In CMS’s current program, which has been in effect for six years, ACOs were eligible to receive a portion of any savings that were generated, provided that they met quality standards for the care they provided to their patients. Currently, only a limited number of ACOs are subject to any sort of financial penalties in cases in which costs increase. However, from the experience running MSSP, CMS has been able to determine that ACOs that are required to take responsibility for costs tend to perform better than those that do not. This new rule provides incentives for ACOs to provide high-quality care in order to generate additional savings for themselves.
“Pathways to Success” allows CMS to work towards promoting competition in health care marketplaces, based on the agency’s assertion that smaller, physician-led ACOs have had greater efficacy controlling costs than hospital-led ACOs do. This promotes competition as well as helping to ensure that patients are able to make knowledgeable, informed choices of where to obtain care.
“In all that we do at CMS,” Administrator Seema Verma said in a December 21 blog post, “we aim to put patients first and ensure that they have the information they need to make decisions about their care. To this end, [“Pathways to Success”] requires ACOs to provide beneficiaries in an ACO with a written notice…that they are participating in this new approach to care delivery, and it must also explain what participating in an ACO means for their care.”

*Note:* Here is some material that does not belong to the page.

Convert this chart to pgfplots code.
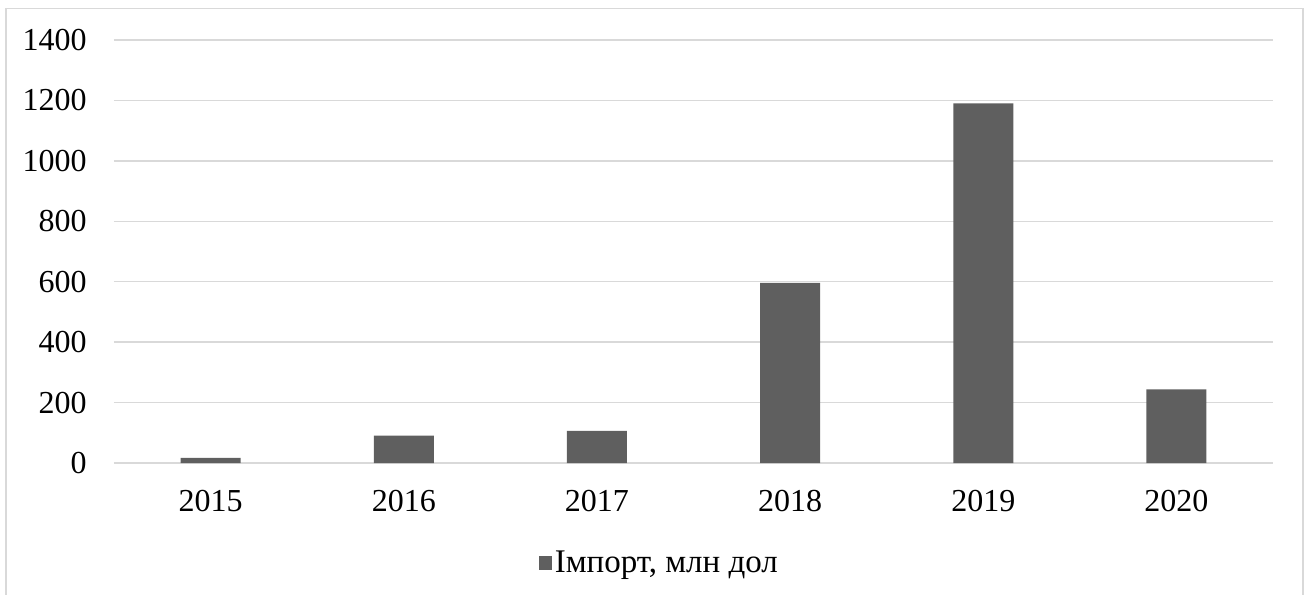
\documentclass[border=0pt]{standalone}
\usepackage{fontspec}
\setmainfont{Liberation Serif}
\usepackage{pgfplots}
\pgfplotsset{compat=1.18}
\definecolor{barc}{HTML}{5F5F5F}
\definecolor{gridc}{HTML}{D9D9D9}
\definecolor{framec}{HTML}{D9D9D9}

\begin{document}
\begin{tikzpicture}
\useasboundingbox (-57bp,-66bp) rectangle (598bp,231.5bp);
\draw[framec, line width=0.9bp] (-54bp,-66bp) -- (-54bp,227.25bp) -- (594.5bp,227.25bp) -- (594.5bp,-66bp);
\begin{axis}[
  at={(0,0)}, anchor=south west,
  scale only axis,
  width=579.5bp, height=211.5bp,
  xmin=-0.5, xmax=5.5,
  ymin=0, ymax=1400,
  ytick={0,200,...,1400},
  xtick={0,...,5},
  xticklabels={2015,2016,2017,2018,2019,2020},
  ymajorgrids,
  grid style={gridc, line width=0.75bp},
  axis line style={draw=none},
  tick style={draw=none},
  /pgf/number format/assume math mode=true,
  /pgf/number format/1000 sep={},
  ticklabel style={font=\fontsize{16bp}{19bp}\selectfont, inner sep=0pt},
  yticklabel style={anchor=east, xshift=-13.5bp},
  xticklabel style={anchor=north, yshift=-13.5bp},
  legend style={at={(0.471,-0.236)}, anchor=center, draw=none, fill=none,
    font=\fontsize{16.5bp}{19bp}\selectfont, inner sep=0pt,
    nodes={inner sep=1.5bp}},
  legend image code/.code={\fill[barc] (-1bp,-3.5bp) rectangle (5.5bp,3.5bp);},
]
\addplot[ybar, bar width=30bp, fill=barc, draw=none]
coordinates {(0,17) (1,91) (2,106) (3,596) (4,1190) (5,244)};
\addlegendentry{Імпорт, млн дол}
\end{axis}
\end{tikzpicture}
\end{document}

In addition to the announcement of the new program, CMS offered a one-time, six-month extension to ACOs that have a contract ending in 2018. These ACOs will now have time to adapt to the new policies under “Pathways to Success” as well as to adjust to the higher financial risk the ACO will be taking on. Similarly, any new ACOs will have a special, one-time start date of July 1, 2019 to allow for time to review and assess the new program.